● **WHAT THIS TASK INVOLVES**:
Whenever a line below holds the word "chart", copy that line.

#### INPUT ####

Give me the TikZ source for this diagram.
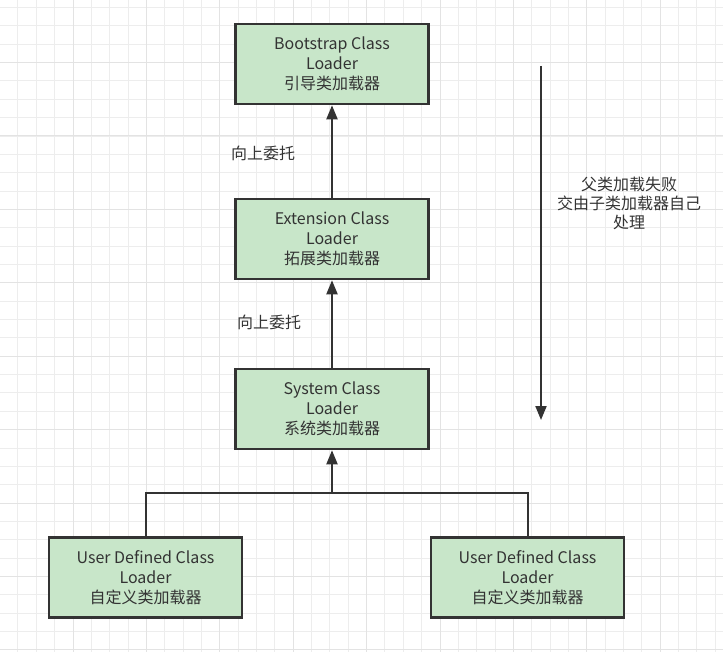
\documentclass[tikz,border=0pt]{standalone}
\usepackage{fontspec}
\setmainfont{Noto Sans CJK SC}
\usetikzlibrary{arrows.meta}
\definecolor{loaderfill}{RGB}{200,230,201}
\definecolor{ink}{RGB}{51,51,51}

\begin{document}
\begin{tikzpicture}[x=1pt,y=-1pt,
		loader/.style={draw=ink,line width=2.6pt,fill=loaderfill,
			minimum width=193pt,minimum height=80pt,align=center,text=ink,
			font=\fontsize{16}{20}\selectfont},
		note/.style={text=ink,align=center,font=\fontsize{16}{19}\selectfont},
		link/.style={draw=ink,line width=2pt,-{Triangle[length=14pt,width=11pt]}}]
		\useasboundingbox (0,0) rectangle (723,652);
		% grid
		\foreach \k in {0,...,39} {
			\draw[black!7,line width=0.8pt] (-0.5+18.35*\k,0) -- ++(0,652);
			\draw[black!7,line width=0.8pt] (0,7.5+18.35*\k) -- ++(723,0);
		}
		\foreach \k in {0,...,9} {
			\draw[black!11,line width=0.8pt] (-0.5+73.4*\k,0) -- ++(0,652);
			\draw[black!11,line width=0.8pt] (0,-10.9+73.4*\k) -- ++(723,0);
		}
		\node[loader] (boot) at (332,64) {Bootstrap Class\\Loader\\引导类加载器};
		\node[loader] (ext) at (332,239) {Extension Class\\Loader\\拓展类加载器};
		\node[loader] (sys) at (332,409) {System Class\\Loader\\系统类加载器};
		\node[loader] (userA) at (145.5,577.5) {User Defined Class\\Loader\\自定义类加载器};
		\node[loader] (userB) at (527.5,577.5) {User Defined Class\\Loader\\自定义类加载器};
		\draw[link] (ext) -- (boot);
		\draw[link] (sys) -- (ext);
		\coordinate (join) at (332,493);
		\draw[draw=ink,line width=2pt] (userA.north) |- (join) -| (userB.north);
		\draw[link] (join) -- (sys);
		\node[note] (up1) at (263,153) {向上委托};
		\node[note] (up2) at (269,322) {向上委托};
		\coordinate (top) at (541,66);
		\coordinate (bot) at (541,420);
		\draw[link] (top) -- (bot);
		\node[note] (fail) at (629,203) {父类加载失败\\交由子类加载器自己\\处理};
\end{tikzpicture}
\end{document}
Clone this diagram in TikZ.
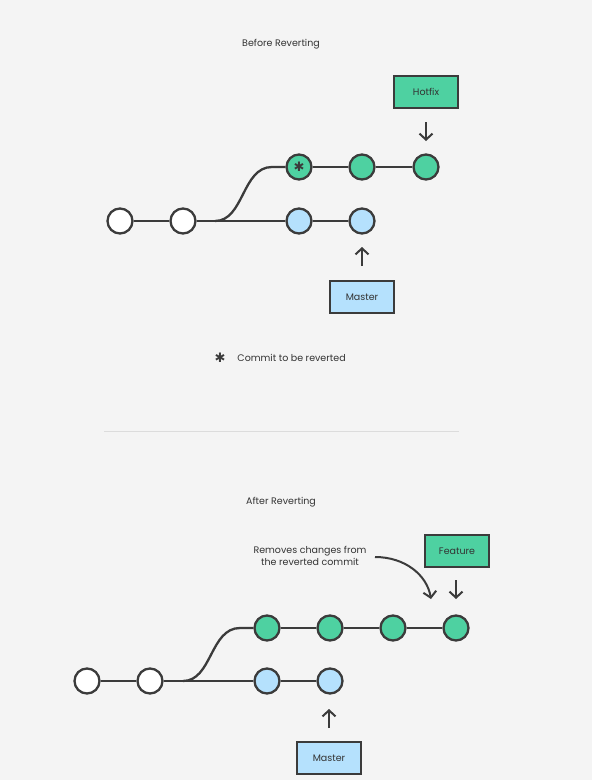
\documentclass[tikz,border=0pt]{standalone}
\usepackage{fontspec}
\setmainfont{Poppins}
\newfontfamily\symfont{DejaVu Sans}
\usetikzlibrary{arrows.meta}
\definecolor{bggray}{HTML}{F4F4F4}
\definecolor{linegray}{HTML}{3B3B3B}
\definecolor{textgray}{HTML}{333333}
\definecolor{featgreen}{HTML}{4ED1A1}
\definecolor{mastblue}{HTML}{B5E1FD}
\definecolor{rulegray}{HTML}{DCDCDC}
\tikzset{
    commit/.style={circle, draw=linegray, line width=2.3pt, minimum size=25pt, inner sep=0pt},
    label box/.style={draw=linegray, line width=2.2pt, minimum width=64pt, minimum height=32pt,
        font=\fontsize{9.5}{11}\selectfont, text=textgray},
    pointer/.style={-{Straight Barb[length=6pt, width=13pt, line width=2pt]}, line width=2pt, draw=linegray},
    caption/.style={font=\fontsize{9.5}{11}\selectfont, text=textgray},
    star/.style={text=linegray, font=\symfont\fontsize{13}{13}\selectfont, inner sep=0pt}
}
\begin{document}
\begin{tikzpicture}[x=1pt, y=-1pt, line width=2.3pt, draw=linegray]
        \fill[bggray] (0, 0) rectangle (592, 780);
        \useasboundingbox (0, 0) rectangle (592, 780);
        % before reverting
        \node[caption] (t1) at (281, 44) {Before Reverting};
        \begin{scope}[every node/.style={commit}]
            \node[fill=white] (a1) at (120, 221) {};
            \node[fill=white] (a2) at (183, 221) {};
            \node[fill=mastblue] (a3) at (299, 221) {};
            \node[fill=mastblue] (a4) at (362, 221) {};
            \node[fill=featgreen] (a5) at (299, 167) {};
            \node[fill=featgreen] (a6) at (362, 167) {};
            \node[fill=featgreen] (a7) at (426, 167) {};
        \end{scope}
        \node[star] (ast1) at (a5) {✱};
        \coordinate (ab) at (215, 221);
        \coordinate (at) at (272, 167);
        \begin{scope}[linegray]
            \path [-, draw] (a1) edge (a2);
            \path [-, draw] (a2) edge (a3);
            \path [-, draw] (a3) edge (a4);
            \path [-, draw] (a5) edge (a6);
            \path [-, draw] (a6) edge (a7);
            \draw (ab) .. controls (244, 221) and (242, 167) .. (at) -- (a5);
        \end{scope}
        \node[label box, fill=featgreen] (hotfix) at (426, 92) {Hotfix};
        \node[label box, fill=mastblue] (master1) at (362, 297) {Master};
        \coordinate (p1s) at (426, 122);
        \coordinate (p1e) at (426, 141);
        \coordinate (p2s) at (362, 266);
        \coordinate (p2e) at (362, 247);
        \draw[pointer] (p1s) -- (p1e);
        \draw[pointer] (p2s) -- (p2e);
        \node[star] (ast2) at (220, 358) {✱};
        \node[caption, anchor=west] (legend) at (233, 358) {Commit to be reverted};
        % separator
        \coordinate (r1) at (104, 431);
        \coordinate (r2) at (459, 431);
        \draw[rulegray, line width=1pt] (r1) -- (r2);
        % after reverting
        \node[caption] (t2) at (281, 502) {After Reverting};
        \begin{scope}[every node/.style={commit}]
            \node[fill=white] (b1) at (87, 681) {};
            \node[fill=white] (b2) at (150, 681) {};
            \node[fill=mastblue] (b3) at (267, 681) {};
            \node[fill=mastblue] (b4) at (330, 681) {};
            \node[fill=featgreen] (b5) at (267, 628) {};
            \node[fill=featgreen] (b6) at (330, 628) {};
            \node[fill=featgreen] (b7) at (393, 628) {};
            \node[fill=featgreen] (b8) at (456, 628) {};
        \end{scope}
        \coordinate (bb) at (183, 681);
        \coordinate (bt) at (240, 628);
        \begin{scope}[linegray]
            \path [-, draw] (b1) edge (b2);
            \path [-, draw] (b2) edge (b3);
            \path [-, draw] (b3) edge (b4);
            \path [-, draw] (b5) edge (b6);
            \path [-, draw] (b6) edge (b7);
            \path [-, draw] (b7) edge (b8);
            \draw (bb) .. controls (212, 681) and (210, 628) .. (bt) -- (b5);
        \end{scope}
        \node[label box, fill=featgreen] (feature) at (457, 551) {Feature};
        \node[label box, fill=mastblue] (master2) at (329, 758) {Master};
        \coordinate (p3s) at (456, 580);
        \coordinate (p3e) at (456, 599);
        \coordinate (p4s) at (329, 728);
        \coordinate (p4e) at (329, 709);
        \draw[pointer] (p3s) -- (p3e);
        \draw[pointer] (p4s) -- (p4e);
        \node[caption, align=center, font=\fontsize{9.5}{12}\selectfont] (note) at (310, 556) {Removes changes from\\the reverted commit};
        \coordinate (ns) at (375, 557);
        \coordinate (ne) at (431, 599);
        \draw[pointer] (ns) .. controls (405, 557) and (427, 575) .. (ne);
    \end{tikzpicture}
\end{document}
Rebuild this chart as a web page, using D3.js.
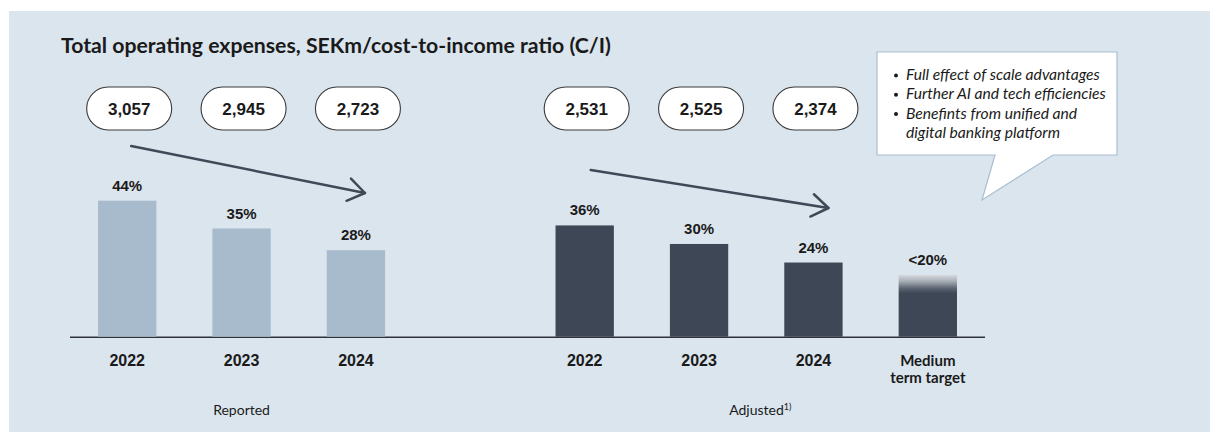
<!DOCTYPE html>
<html>
<head>
<meta charset="utf-8">
<script src="https://cdn.jsdelivr.net/npm/d3@7"></script>
<style>
  html, body { margin: 0; padding: 0; background: #ffffff; }
  svg { display: block; }
</style>
</head>
<body>
<svg id="chart" width="1210" height="432"></svg>
<script>
// ---- data ----
const reportedYears = ["2022", "2023", "2024"];
const reportedRatio = [44, 35, 28];
const reportedExpenses = [3057, 2945, 2723];

const adjustedYears = ["2022", "2023", "2024", "Medium term target"];
const adjustedRatio = [36, 30, 24, 20];
const adjustedRatioLabels = ["36%", "30%", "24%", "<20%"];
const adjustedExpenses = [2531, 2525, 2374];

const groupLabels = ["Reported", "Adjusted"];
const titleText = "Total operating expenses, SEKm/cost-to-income ratio (C/I)";
const calloutLines = [
  { bullet: true,  text: "Full effect of scale advantages" },
  { bullet: true,  text: "Further AI and tech efficiencies" },
  { bullet: true,  text: "Benefints from unified and" },
  { bullet: false, text: "digital banking platform" }
];

// ---- layout ----
const W = 1210, H = 432;
const baseY = 336.7;
const svg = d3.select("#chart");
const colors = { panel: "#dae5ee", reported: "#a8bbcc", adjusted: "#3e4756", arrow: "#3f4958", ink: "#1a1a1a" };
const arial = "'Liberation Sans', Arial, sans-serif";
const humanist = "Lato, 'Open Sans', sans-serif";

// slot 3 is left empty to separate the two groups
const slotsReported = [0, 1, 2];
const slotsAdjusted = [4, 5, 6, 7];
const x = d3.scaleBand().domain(d3.range(8)).range([70, 985]).paddingInner(0.49).paddingOuter(0.245);
const y = d3.scaleLinear().domain([0, 44]).range([baseY, 200.7]);
const fmt = d3.format(",");
const cx = s => x(s) + x.bandwidth() / 2;

// background panel
svg.append("rect").attr("x", 9).attr("y", 11).attr("width", W - 9).attr("height", H - 11).attr("fill", colors.panel);

// title, fitted to its width
const title = svg.append("text").attr("x", 61).attr("y", 53)
  .attr("font-family", humanist).attr("font-weight", 700).attr("font-size", 20)
  .attr("fill", colors.ink).text(titleText);
{
  const w = title.node().getComputedTextLength();
  title.attr("font-size", 20 * 550 / w);
}

// gradient for the target bar
const defs = svg.append("defs");
const grad = defs.append("linearGradient").attr("id", "targetFade").attr("x1", 0).attr("x2", 0).attr("y1", 0).attr("y2", 1);
[[0, "#d6dade"], [0.1, "#aab0b8"], [0.22, "#5a6370"], [0.3, colors.adjusted], [1, colors.adjusted]]
  .forEach(([o, c]) => grad.append("stop").attr("offset", o).attr("stop-color", c));

// baseline
svg.append("line").attr("x1", x.range()[0]).attr("x2", x.range()[1]).attr("y1", baseY + 0.5).attr("y2", baseY + 0.5)
  .attr("stroke", "#2f3238").attr("stroke-width", 1.5);

// bars
const reportedData = reportedRatio.map((v, i) => ({ slot: slotsReported[i], v, label: v + "%", year: reportedYears[i] }));
const adjustedData = adjustedRatio.map((v, i) => ({ slot: slotsAdjusted[i], v, label: adjustedRatioLabels[i], year: adjustedYears[i], target: i === 3 }));

svg.selectAll("rect.rep").data(reportedData).join("rect").attr("class", "rep")
  .attr("x", d => x(d.slot)).attr("width", x.bandwidth())
  .attr("y", d => y(d.v)).attr("height", d => baseY - y(d.v))
  .attr("fill", colors.reported);

svg.selectAll("rect.adj").data(adjustedData).join("rect").attr("class", "adj")
  .attr("x", d => x(d.slot)).attr("width", x.bandwidth())
  .attr("y", d => y(d.v)).attr("height", d => baseY - y(d.v))
  .attr("fill", d => d.target ? "url(#targetFade)" : colors.adjusted);

// value labels
const allBars = reportedData.concat(adjustedData);
svg.selectAll("text.val").data(allBars).join("text").attr("class", "val")
  .attr("x", d => cx(d.slot)).attr("y", d => y(d.v) - 10)
  .attr("text-anchor", "middle").attr("font-family", arial).attr("font-weight", 700).attr("font-size", 15)
  .attr("fill", colors.ink).text(d => d.label);

// category labels
svg.selectAll("text.year").data(allBars.filter(d => !d.target)).join("text").attr("class", "year")
  .attr("x", d => cx(d.slot)).attr("y", 366)
  .attr("text-anchor", "middle").attr("font-family", arial).attr("font-weight", 700).attr("font-size", 16)
  .attr("fill", colors.ink).text(d => d.year);

const tgt = adjustedData[3];
const tgtWords = tgt.year.split(" ");
svg.append("text").attr("x", cx(tgt.slot)).attr("y", 366).attr("text-anchor", "middle")
  .attr("font-family", humanist).attr("font-weight", 700).attr("font-size", 15).attr("fill", colors.ink)
  .selectAll("tspan").data([tgtWords[0], tgtWords.slice(1).join(" ")]).join("tspan")
  .attr("x", cx(tgt.slot)).attr("dy", (d, i) => i ? 16.5 : 0).text(d => d);

// expense pills
const pills = reportedExpenses.map((v, i) => ({ slot: slotsReported[i], v }))
  .concat(adjustedExpenses.map((v, i) => ({ slot: slotsAdjusted[i], v })));
const pillW = 85, pillH = 43, pillY = 108.5;
const pg = svg.selectAll("g.pill").data(pills).join("g").attr("class", "pill")
  .attr("transform", d => `translate(${cx(d.slot) + 2},${pillY})`);
pg.append("rect").attr("x", -pillW / 2).attr("y", -pillH / 2).attr("width", pillW).attr("height", pillH)
  .attr("rx", pillH / 2).attr("fill", "#ffffff").attr("stroke", "#3a3a3a").attr("stroke-width", 1.1);
pg.append("text").attr("text-anchor", "middle").attr("dy", "0.36em")
  .attr("font-family", arial).attr("font-weight", 700).attr("font-size", 17).attr("fill", colors.ink)
  .text(d => fmt(d.v));

// trend arrows
function arrow(x1, y1, x2, y2) {
  const ang = Math.atan2(y2 - y1, x2 - x1), len = 20, spread = 0.6;
  const g = svg.append("g").attr("stroke", colors.arrow).attr("stroke-width", 2.5).attr("fill", "none")
    .attr("stroke-linecap", "round").attr("stroke-linejoin", "round");
  g.append("line").attr("x1", x1).attr("y1", y1).attr("x2", x2).attr("y2", y2);
  g.append("path").attr("d", d3.line()([
    [x2 - len * Math.cos(ang - spread), y2 - len * Math.sin(ang - spread)],
    [x2, y2],
    [x2 - len * Math.cos(ang + spread), y2 - len * Math.sin(ang + spread)]
  ]));
}
arrow(cx(slotsReported[0]) + 4, 146, cx(slotsReported[2]) + 9, 193);
arrow(cx(slotsAdjusted[0]) + 6, 170, cx(slotsAdjusted[2]) + 15, 208);

// group labels
svg.append("text").attr("x", cx(slotsReported[1])).attr("y", 415).attr("text-anchor", "middle")
  .attr("font-family", humanist).attr("font-size", 14).attr("fill", colors.ink).text(groupLabels[0]);
const adj = svg.append("text").attr("x", (cx(slotsAdjusted[0]) + cx(slotsAdjusted[3])) / 2 + 4).attr("y", 415)
  .attr("text-anchor", "middle").attr("font-family", humanist).attr("font-size", 14).attr("fill", colors.ink);
adj.append("tspan").text(groupLabels[1]);
adj.append("tspan").attr("font-size", 9).attr("dy", -5).text("1)");

// callout box with pointer
const box = { x: 877, y: 52, w: 240, h: 103 };
const tip = [982, 200];
const callout = d3.path();
callout.moveTo(box.x, box.y);
callout.lineTo(box.x + box.w, box.y);
callout.lineTo(box.x + box.w, box.y + box.h);
callout.lineTo(1053, box.y + box.h);
callout.lineTo(tip[0], tip[1]);
callout.lineTo(995, box.y + box.h);
callout.lineTo(box.x, box.y + box.h);
callout.closePath();
svg.append("path").attr("d", callout.toString()).attr("fill", "#ffffff").attr("stroke", "#a9bed1").attr("stroke-width", 1.2);

const ct = svg.append("g").attr("font-family", humanist).attr("font-style", "italic").attr("font-size", 14).attr("fill", colors.ink);
const lines = ct.selectAll("text").data(calloutLines).join("text")
  .attr("x", 906).attr("y", (d, i) => 80 + i * 19.3).text(d => d.text);
{
  const w = lines.nodes()[0].getComputedTextLength();
  ct.attr("font-size", 14 * 194 / w);
}
ct.selectAll("circle").data(calloutLines.filter(d => d.bullet)).join("circle")
  .attr("cx", 896).attr("cy", (d, i) => 75.5 + i * 19.3).attr("r", 2).attr("fill", colors.ink);
</script>
</body>
</html>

####

● **RESPONSE FOR THIS EXERCISE**:
Rebuild this chart as a web page, using D3.js.
<svg id="chart" width="1210" height="432"></svg>
const svg = d3.select("#chart");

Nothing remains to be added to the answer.